I’m not ready to give up – not yet.  The smile represents a glimmer of hope.  However, I have to be ready.  I’ve never turned down anyone for music therapy services.  I’ve had people decide that they didn’t want to continue with music, but I’ve never been the one to say “no” at the beginning.  It’s not a precedent I really want to set, but it’s an option that I have to consider.  Especially in this case.

Thanks for reading!

-Jesse

Comments
  1. Caylyn says:

    Jesse, I don’t think you should ever be concerned or feel bad about not recommending music therapy for a client. So, don’t think of it as setting a precedent of not providing services, but as setting a precedent of recommending services based on data of what they best respond to, which is ultimately best for the client. Anything else would be a disservice to the client and a disservice to our profession! Now, all that aside, this is a difficult situation you have with your client, because I don’t know the client and I don’t know the type of facility you work in. So, I’m not saying you should or shouldn’t provide MT, because there’s so much I don’t know. I know for me, I work for a school district, and if a student is to receive music therapy on his/her IEP, there needs to be supporting data showing educational need, which includes data showing an increased response in a music setting as opposed to a nonmusic setting. So, there are many students that may, of course, benefit from music therapy, but not qualify for services. And I don’t have a problem sitting in an IEP meeting explaining this to parents, that their child will not have MT on their IEP (because I have strong data (and administration) to support me). This is specific to special ed and my school district. Anyway, I know you didn’t ask for my unsolicited advice. I just happen to follow your blog on my google reader, and figured I’d put in my 2 cents. Feel free to email me. I’m fascinated with individuals with autism, and would be happy to problem solve more if you need.

    • themtguy says:

      Thanks! Advice is a good thing…that’s part of why I do this, just to talk through things and maybe get some other ideas. What I should have said is that it’s a precedent I don’t want to set, but will if I need to. I want to take my time in deciding what is best for the client, I’m just not looking forward to the prospect of having to say no. I also don’t want to make it a habit…I don’t want to start giving up too early.

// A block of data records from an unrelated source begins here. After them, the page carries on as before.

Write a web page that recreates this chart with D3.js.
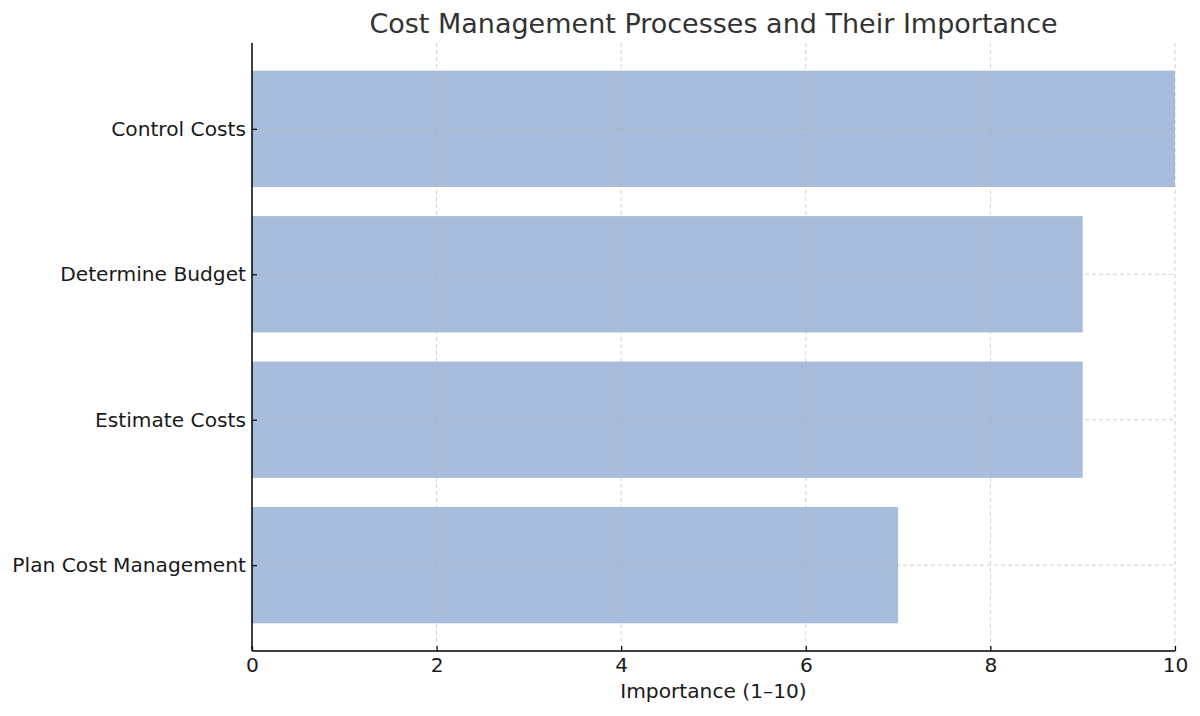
<!DOCTYPE html>
<html><head><meta charset="utf-8">
<script src="https://cdn.jsdelivr.net/npm/d3@7"></script>
<style>body{margin:0;background:#fff}text{font-family:"DejaVu Sans",sans-serif}</style>
</head><body><svg id="c" width="1200" height="716"></svg>
<script>
const categories = ["Plan Cost Management", "Estimate Costs", "Determine Budget", "Control Costs"];
const values = [7, 9, 9, 10];
const xTicks = [0, 2, 4, 6, 8, 10];
const title = "Cost Management Processes and Their Importance";
const xLabel = "Importance (1–10)";

const svg = d3.select("#c");
const L = 252, R = 1175, T = 43, B = 651;
const x = d3.scaleLinear().domain([0, 10]).range([L, R]);
const y = d3.scaleLinear().domain([-0.59, 3.59]).range([B, T]);
const bh = y(0) - y(0.8);

svg.selectAll("rect.bar").data(values).enter().append("rect")
  .attr("x", x(0)).attr("y", (d, i) => y(i + 0.4))
  .attr("width", d => x(d) - x(0)).attr("height", bh)
  .attr("fill", "#a8bddb");

// grid
const g = svg.append("g");
g.selectAll("line.gx").data(xTicks.slice(1)).enter().append("line")
  .attr("x1", d => x(d)).attr("x2", d => x(d)).attr("y1", T).attr("y2", B)
  .attr("stroke", "#b0b0b0").attr("stroke-opacity", 0.6).attr("stroke-dasharray", "4,3");
g.selectAll("line.gy").data(categories).enter().append("line")
  .attr("x1", L).attr("x2", R).attr("y1", (d, i) => y(i)).attr("y2", (d, i) => y(i))
  .attr("stroke", "#b0b0b0").attr("stroke-opacity", 0.6).attr("stroke-dasharray", "4,3");

// axes (ticks pointing inward)
const xa = svg.append("g").attr("transform", `translate(0,${B})`)
  .call(d3.axisBottom(x).tickValues(xTicks).tickSize(-5).tickPadding(7).tickFormat(d3.format("d")));
const ya = svg.append("g").attr("transform", `translate(${L},0)`)
  .call(d3.axisLeft(y).tickValues([0, 1, 2, 3]).tickSize(-5).tickPadding(6).tickFormat(i => categories[i]));
[xa, ya].forEach(a => {
  a.selectAll("path.domain").remove();
  a.selectAll("line").attr("stroke", "#000").attr("stroke-width", 1.2);
  a.selectAll("text").attr("font-size", 20.2).attr("fill", "#1a1a1a").attr("font-family", "DejaVu Sans");
});
svg.append("line").attr("x1", L).attr("x2", L).attr("y1", T).attr("y2", B).attr("stroke", "#000").attr("stroke-width", 1.5);
svg.append("line").attr("x1", L).attr("x2", R).attr("y1", B).attr("y2", B).attr("stroke", "#000").attr("stroke-width", 1.5);

svg.append("text").attr("x", (L + R) / 2).attr("y", 698).attr("text-anchor", "middle")
  .attr("font-size", 20.2).attr("fill", "#1a1a1a").text(xLabel);
svg.append("text").attr("x", (L + R) / 2).attr("y", 33).attr("text-anchor", "middle")
  .attr("font-size", 27).attr("fill", "#333").text(title);
</script></body></html>
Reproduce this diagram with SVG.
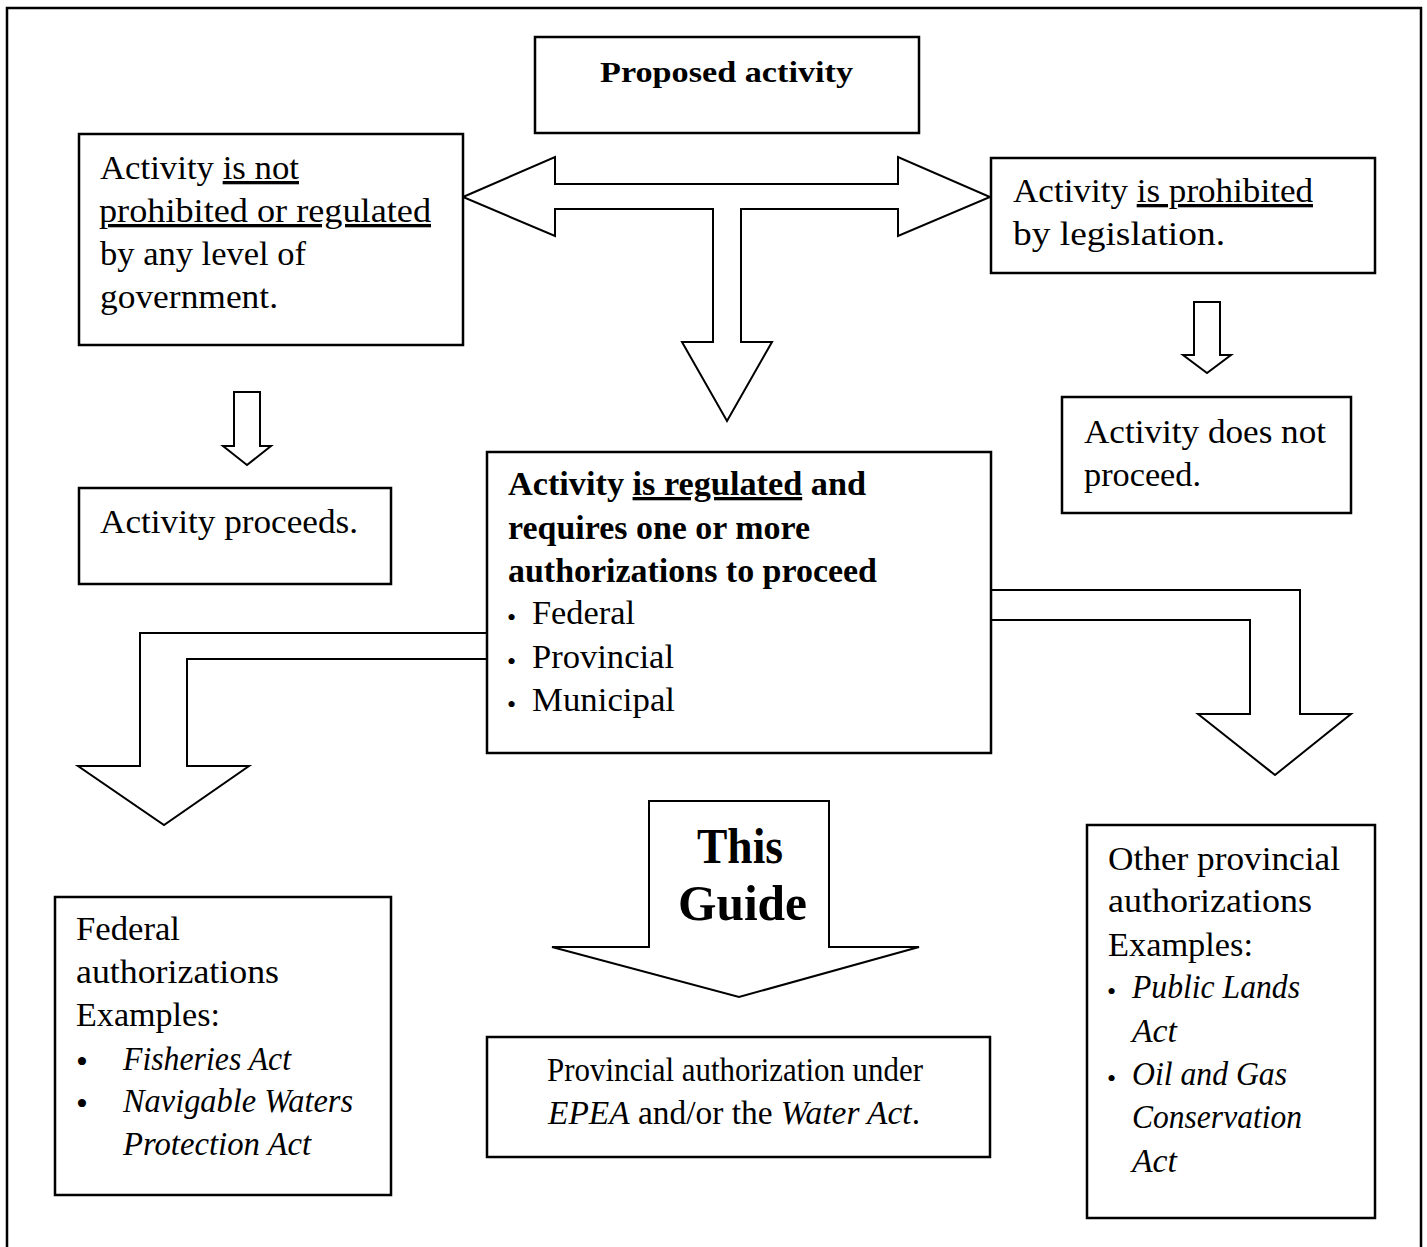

      I appreciate the comment…feel free to weigh in at any time!

  2. Roia says:

    While it is possible that this young man may not be appropriate for music therapy, it’s also possible that he needs a completely different approach. If he’s okay with you singing to him, then start there. Start by singing about what’s he’s doing. Sing about the fact that you’re trying to learn about him and you aren’t sure what’s upsetting him and why, but you’d like to work on figuring it out with him. He doesn’t seem to use speech, and he clearly hasn’t figured out a more effective way of communicating with you. It may not be that he’s “trying to get away with” acting out. Work at listening to him (rather than expecting him to listen to you), and let him know that that is what you’re trying to do. Often we assume that just because we’re music therapists our clients are going to like us and want to have a relationship with us. Sometimes it takes a while to build a therapy relationship and even longer to create trust. Don’t give up yet.

    • themtguy says:

      Thanks…that’s a thought. That’s a different approach than I’ve taken before, and I’m not exactly sure how it would go. I’m willing to give it a try. And thanks for the encouragement!

  3. Dad says:

    Whoa! That’s a tough one, seems worthy of thought. I can appreciate how unpredictable your world can be – even as experience indicates almost everyone progresses, they don’t stay where they began. His baseline (?), what he brings in, seems to be in a hard to reach place. Thankfully, “his” staff is available to monitor somewhat. I’m guessing you’ll be tracking him for another session or two … it sounds like you’re probing the right places. Any clues from family or staff about what his “acting out” is about? These immediate reactions?